For a short period after Rule 7 (c), Fed. Rules Crim. Proc., came into effect in 1946, vestiges of common-law pleading continued to be found in some, but not all, § 192 indictments. Compare United States v. Fleischman, 339 U.S. 349 (TR, pp. 2-3), with United States v. Bryan, 339 U.S. 323 (TR, p. 2A). By 1950, however, all such indictments had come to be in statutory form.
"Pleading, either civil or criminal, should be a practical thing. Its purpose is to convey information succinctly and concisely. In older days the tendency was to defeat this purpose by overelaboration and formalism. Now we should avoid the opposite trend, but of like consequence, that of a formalism of generality. There seems to be some tendency to confuse general pleadings with entire absence of statement of claim or charge. [Footnote omitted.] But this is a mistake, for general pleadings, far from omitting a claim or charge, do convey information to the intelligent and sophisticated circle for which they are designed. Thus the charge that at a certain time and place `John Doe with premeditation shot and murdered John Roe,' F. R. Cr. P., Form 2, even though of comparatively few words, has made clear the offense it is bringing before the court. [Footnote omitted.] The present indictments, however, do not show the basis upon which eventual conviction can be had; rather, read in the light of the background of facts and Congressional action, they show that conviction cannot be had." (Emphasis supplied.)
"Where the offence is purely statutory . . . it is, `as a general rule, sufficient in the indictment to charge the defendant with acts coming fully within the statutory description, in the substantial words of the statute, without any further expansion of the matter.' 1 Bishop, Crim. Proc., sect. 611, and authorities there cited. But to this general rule there is the qualification, fundamental in the law of criminal procedure, that the accused must be apprised by the indictment, with reasonable certainty, of the nature of the accusation against him . . . . An indictment not so framed is defective, although it may follow the language of the statute." (Emphasis supplied.)
"It was not necessary that the indictment should set forth all the details or facts involved in the issue as to materiality of [the false] statement . . . . In 2 Chittey's Criminal Law, 307, the author says: `It is undoubtedly necessary that it should appear on the face of the indictment that the false allegations were material to the matter in issue. But it is not requisite to set forth all the circumstances which render them material; the simple averment that they were so, will suffice.' In King v. Dowlin . . . Lord Kenyon said that it had always been adjudged to be sufficient in an indictment for perjury, to allege generally that the particular question became a material question. . . ." 160 U. S., at 325.

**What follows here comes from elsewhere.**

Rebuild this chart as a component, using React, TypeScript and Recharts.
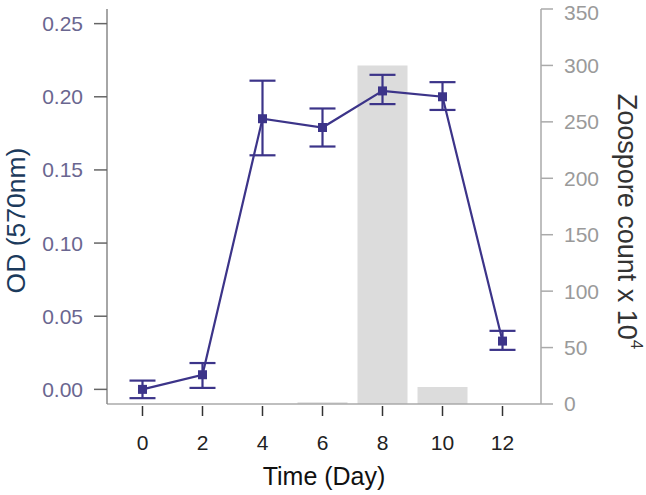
import React from 'react';
import { ComposedChart, Bar, Line, XAxis, YAxis, ErrorBar } from 'recharts';

const days = [0, 2, 4, 6, 8, 10, 12];
const odValues = [0.0, 0.01, 0.185, 0.179, 0.204, 0.2, 0.033];
const odErrLow = [0.006, 0.009, 0.025, 0.013, 0.009, 0.009, 0.006];
const odErrHigh = [0.006, 0.008, 0.026, 0.013, 0.011, 0.01, 0.007];
const zoosporeCounts = [0, 0, 0, 1.5, 300, 15, 0];
const xTicks = [0, 2, 4, 6, 8, 10, 12];
const odTicks = [0, 0.05, 0.1, 0.15, 0.2, 0.25];
const countTicks = [0, 50, 100, 150, 200, 250, 300, 350];

const data = days.map((d, i) => ({
  day: d,
  od: odValues[i],
  err: [odErrLow[i], odErrHigh[i]],
  count: zoosporeCounts[i],
}));

const FONT = '"Liberation Sans", Arial, sans-serif';
const LINE = '#3c3489';

const XTick = (props: any) => {
  const { x, y, payload } = props;
  return (
    <g>
      <line x1={x} x2={x} y1={y + 2} y2={y + 12} stroke="#333" strokeWidth={1.5} />
      <text x={x} y={y + 46} textAnchor="middle" fill="#222" fontSize={21} fontFamily={FONT}>
        {payload.value}
      </text>
    </g>
  );
};

const Square = (props: any) => {
  const { cx, cy, index } = props;
  if (cx == null || cy == null) return <g key={index} />;
  return <rect key={index} x={cx - 4.5} y={cy - 4.5} width={9} height={9} fill={LINE} />;
};

const LeftTitle = (props: any) => {
  const vb = props.viewBox;
  const cx = vb.x + 16;
  const cy = vb.y + vb.height / 2 + 14;
  return (
    <text x={cx} y={cy} transform={`rotate(-90 ${cx} ${cy})`} textAnchor="middle" dominantBaseline="central"
      fill="#1b3a5c" fontSize={26.5} fontFamily={FONT}>
      OD (570nm)
    </text>
  );
};

const RightTitle = (props: any) => {
  const vb = props.viewBox;
  const cx = vb.x + 86;
  const cy = vb.y + vb.height / 2 + 15;
  return (
    <text x={cx} y={cy} transform={`rotate(90 ${cx} ${cy})`} textAnchor="middle" dominantBaseline="central"
      fill="#333" fontSize={27} fontFamily={FONT}>
      Zoospore count x 10
      <tspan fontSize={17} dy={-10}>4</tspan>
    </text>
  );
};

const BottomTitle = (props: any) => {
  const vb = props.viewBox;
  return (
    <text x={vb.x + vb.width / 2} y={vb.y + 81} textAnchor="middle" fill="#111" fontSize={25} fontFamily={FONT}>
      Time (Day)
    </text>
  );
};

export default function App() {
  return (
    <div style={{ position: 'absolute', left: 0, top: 0, background: '#fff' }}>
      <ComposedChart width={646} height={495} data={data} margin={{ top: 9, right: 0, bottom: 0, left: 0 }}>
        <XAxis
          xAxisId="top"
          orientation="top"
          dataKey="day"
          type="number"
          domain={[-1.183, 13.283]}
          allowDataOverflow
          height={0}
          tick={false}
          tickLine={false}
          axisLine={{ stroke: '#c4c4c4', strokeWidth: 1.5 }}
        />
        <XAxis
          dataKey="day"
          type="number"
          domain={[-1.183, 13.283]}
          allowDataOverflow
          ticks={xTicks}
          height={91}
          tickSize={0}
          tickMargin={0}
          tickLine={false}
          tick={<XTick />}
          axisLine={{ stroke: '#aaaaaa', strokeWidth: 1.5 }}
          label={<BottomTitle />}
        />
        <YAxis
          yAxisId="left"
          orientation="left"
          width={107}
          domain={[-0.01, 0.26]}
          allowDataOverflow
          ticks={odTicks}
          tickFormatter={(v: number) => v.toFixed(2)}
          tickSize={13}
          tickMargin={11}
          tick={{ fill: '#6a6690', fontSize: 21, fontFamily: FONT }}
          tickLine={{ stroke: '#666', strokeWidth: 1.5 }}
          axisLine={{ stroke: '#888', strokeWidth: 1.5 }}
          label={<LeftTitle />}
        />
        <YAxis
          yAxisId="right"
          orientation="right"
          width={105}
          domain={[0, 350]}
          allowDataOverflow
          ticks={countTicks}
          tickSize={12}
          tickMargin={11}
          tick={{ fill: '#9a9a9a', fontSize: 21, fontFamily: FONT }}
          tickLine={{ stroke: '#aaa', strokeWidth: 1.5 }}
          axisLine={{ stroke: '#aaa', strokeWidth: 1.5 }}
          label={<RightTitle />}
        />
        <Bar yAxisId="right" dataKey="count" fill="#dcdcdc" barSize={50} isAnimationActive={false} />
        <Line
          yAxisId="left"
          dataKey="od"
          stroke={LINE}
          strokeWidth={2.2}
          dot={Square}
          activeDot={false}
          isAnimationActive={false}
        >
          <ErrorBar dataKey="err" width={13} stroke={LINE} strokeWidth={2.2} direction="y" />
        </Line>
      </ComposedChart>
    </div>
  );
}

"The present indictment specifically charged that the accused had knowingly violated the laws of the United States by depositing on a day named, in the post-office specifically named, a letter of such indecent character as to render it unfit to be set forth in detail, enclosed in an envelope bearing a definite address. In the absence of a demand for a bill of particulars we think this description sufficiently advised the accused of the nature and cause of the accusation against him. This fact is made more evident when it is found that this record shows no surprise to the accused in the production of the letter at the trial . . . ."
The Court suggests that Bartell and Rosen v. United States (infra, p. 792) are inapposite because of the special rule of pleading applicable in "obscenity" cases. Ante, p. 765. However, considering that the "apprisal" requisite of an indictment arises from constitutional requirements, this factor far from lessening the weight of these two cases adds to their authority.